Dans cette optique, l'anti-élitisme est devenu aujourd'hui à bien des égards suspect. Il entretient en permanence une confusion inextricable. Le peuple ne sort jamais vainqueur de cet anti-élitisme-là. Il demeure en effet confronté à son aliénation et à ses épreuves quotidiennes, en dépit des discours démagogiques qui lui promettent des lendemains qui chantent.
Il ne faut dès lors pas rejeter complètement la notion d'élite, mais plutôt la réhabiliter et valoriser à bien des égards son identité intellectuelle et culturelle. La démocratie grecque de l'Antiquité, modèle politique et historique égalitaire si l'en est, reposa dans cette optique sur la prééminence des penseurs, des hommes de science et des artistes, auxquels elle accorda un statut privilégié.
Parallèlement, la France des Trente Glorieuses ne fut pas synonyme de développement et de croissance exceptionnelle pour de simples raisons économiques. Elle constitua en effet simultanément une période de grande fécondité intellectuelle, si l'on songe en particulier au rôle de premier plan que les existentialistes jouèrent dans la culture française de l'époque.
En d'autres termes, la notion d'élite ne contredit pas fondamentalement la notion d'égalité. Au contraire, ce sont les élites de la pensée, des Lumières à Marx, qui furent les plus ardents défenseurs de cette dernière. À l'anti-élitisme radicalement inégalitaire des extrêmes-droites populistes et des néofascismes, il faut alors répondre aujourd'hui par un élitisme réellement égalitaire, qui fut depuis toujours en Occident celui des hommes et des femmes épris de liberté et de progrès social.
L'élitisme peut donc bel et bien être révolutionnaire. La révolution de 1789, ainsi, eut besoin de la caste fermée des Jacobins pour réaliser son projet. De la même manière, la Révolution russe de 1917 ne put s'accomplir que grâce à l'action d'un leader comme Lénine qui était aussi un penseur majeur issu du marxisme.

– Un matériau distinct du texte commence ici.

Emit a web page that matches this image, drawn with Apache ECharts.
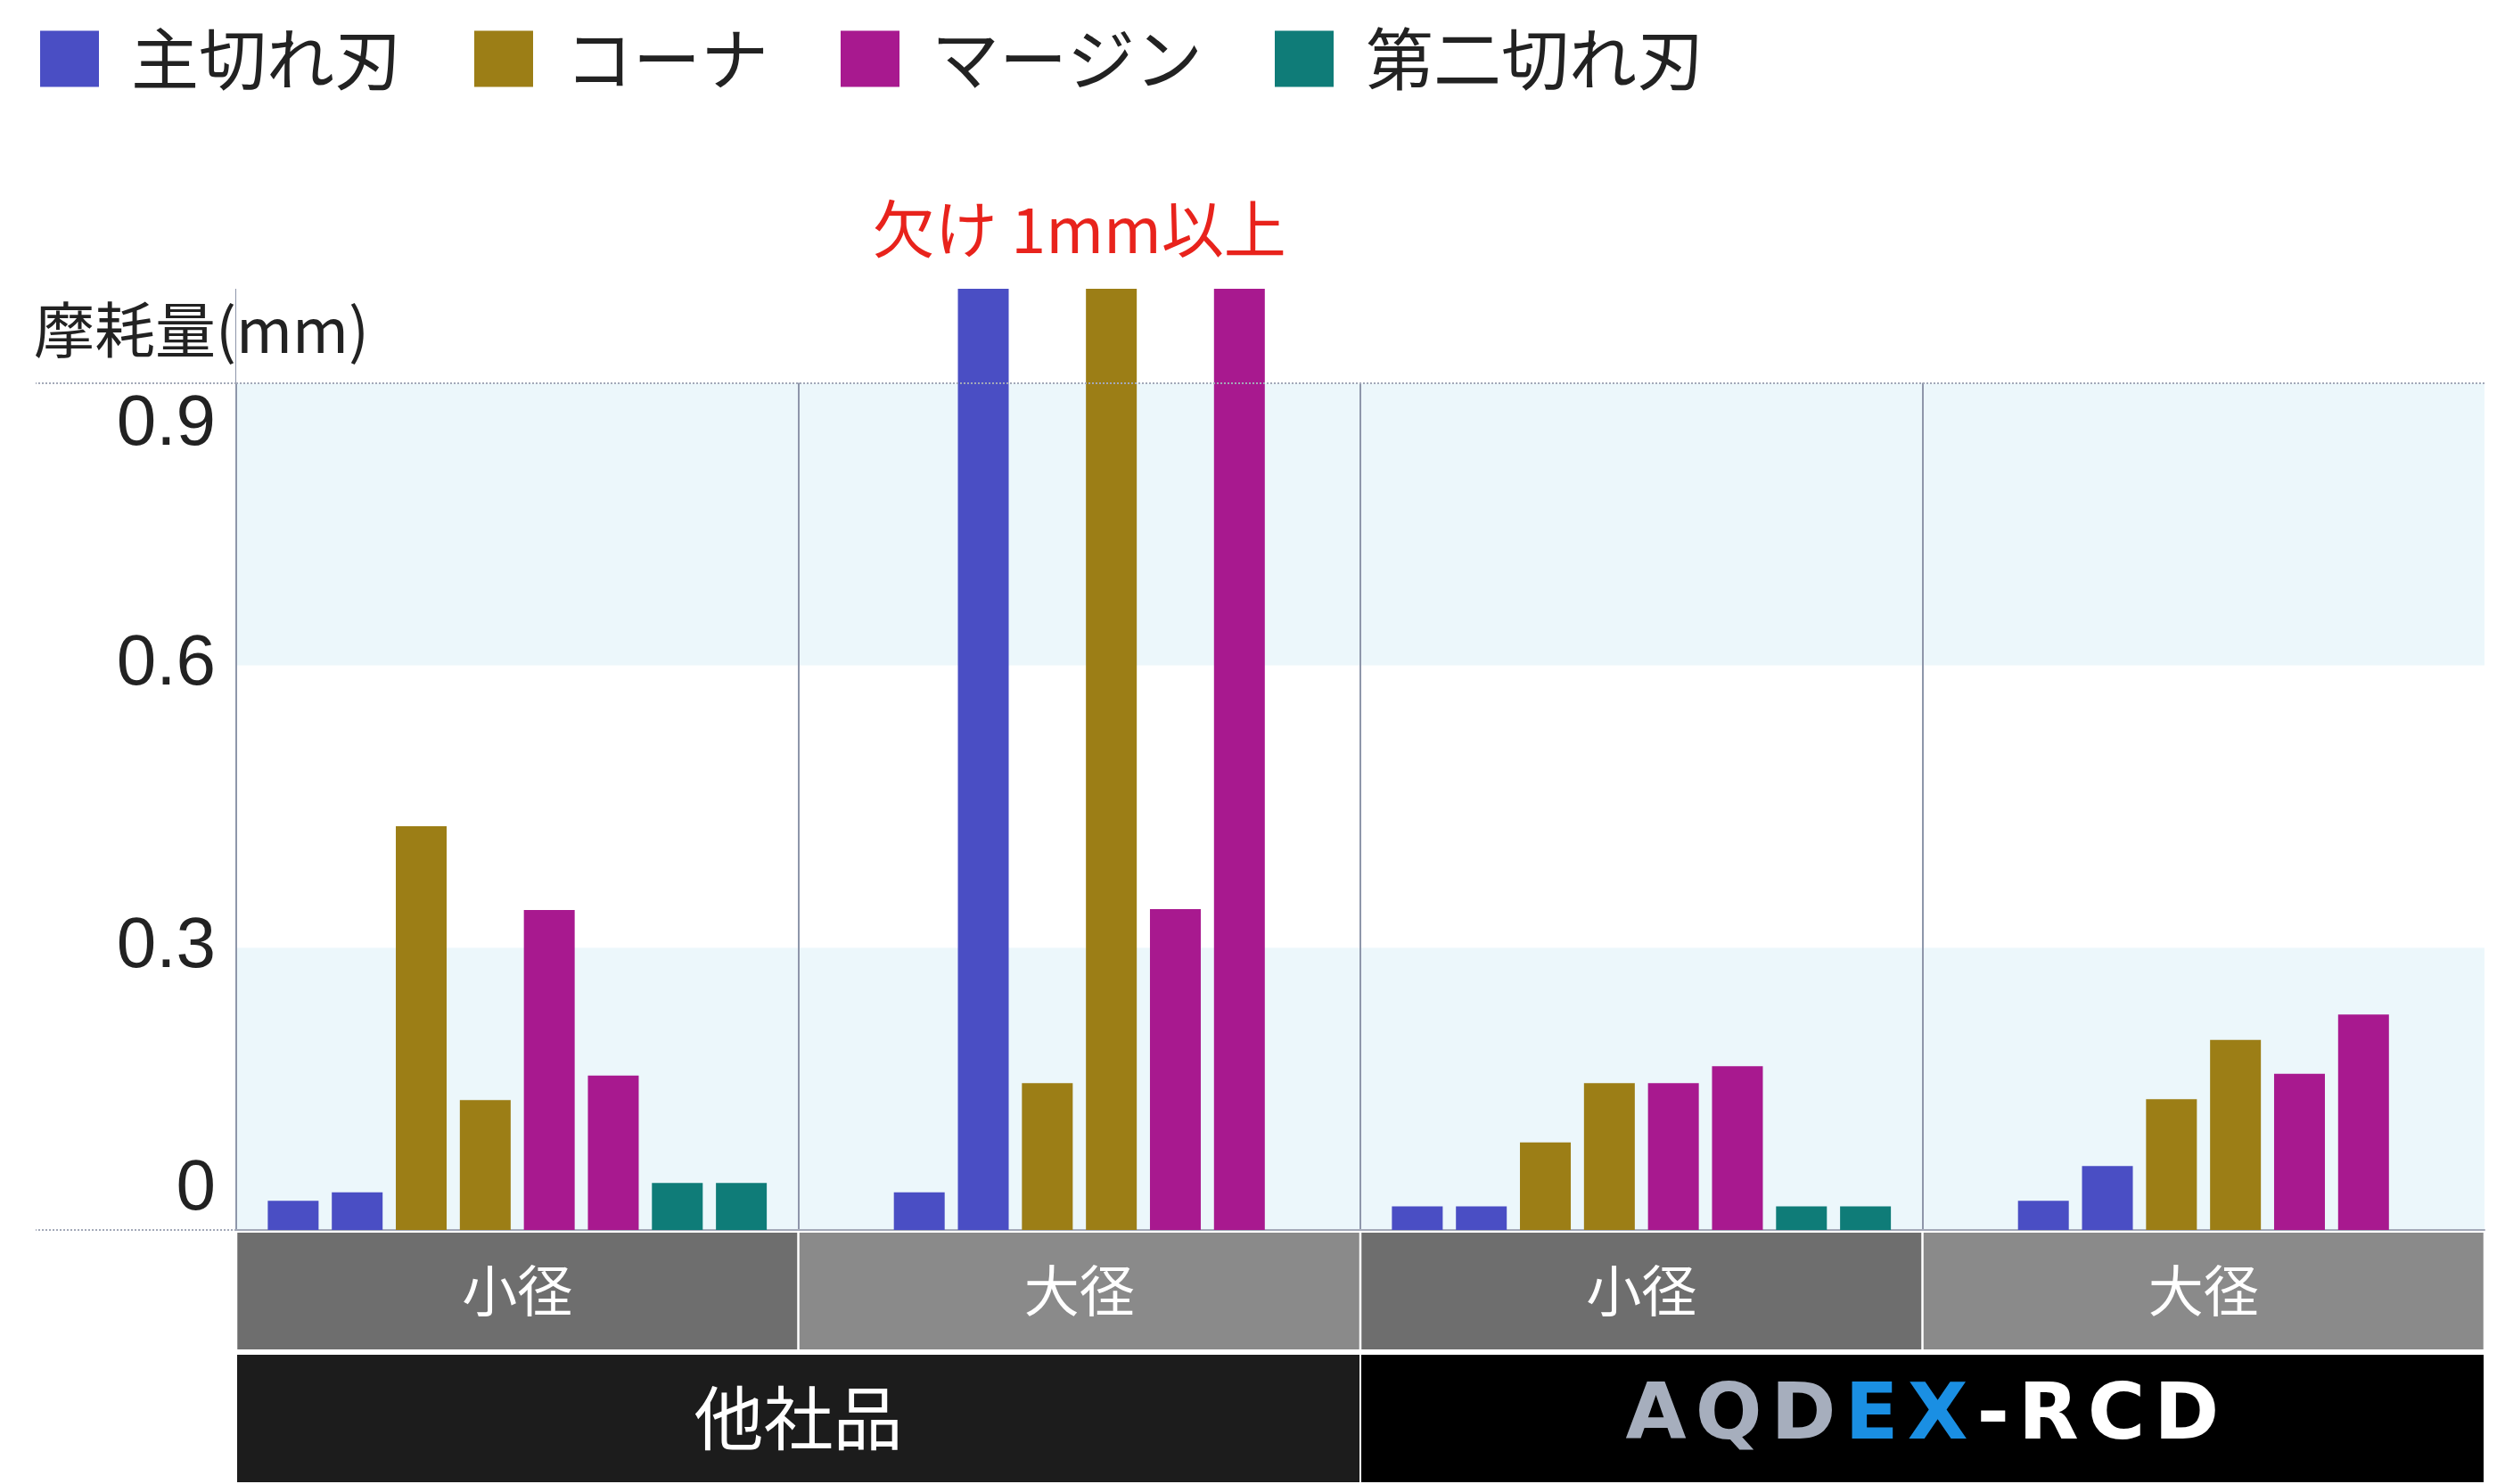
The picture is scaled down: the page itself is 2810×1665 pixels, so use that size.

Il ne s'agit pas de rêver d'une société sans distinctions ni classes sociales, car de tels rêves, dans l'histoire, n'ont connu que des échecs retentissants. Mais il s'avère néanmoins nécessaire de dénoncer avec force une définition des élites issue uniquement du pouvoir de l'argent. Une telle définition mène inévitablement en effet à la mort des valeurs et des idéaux démocratiques.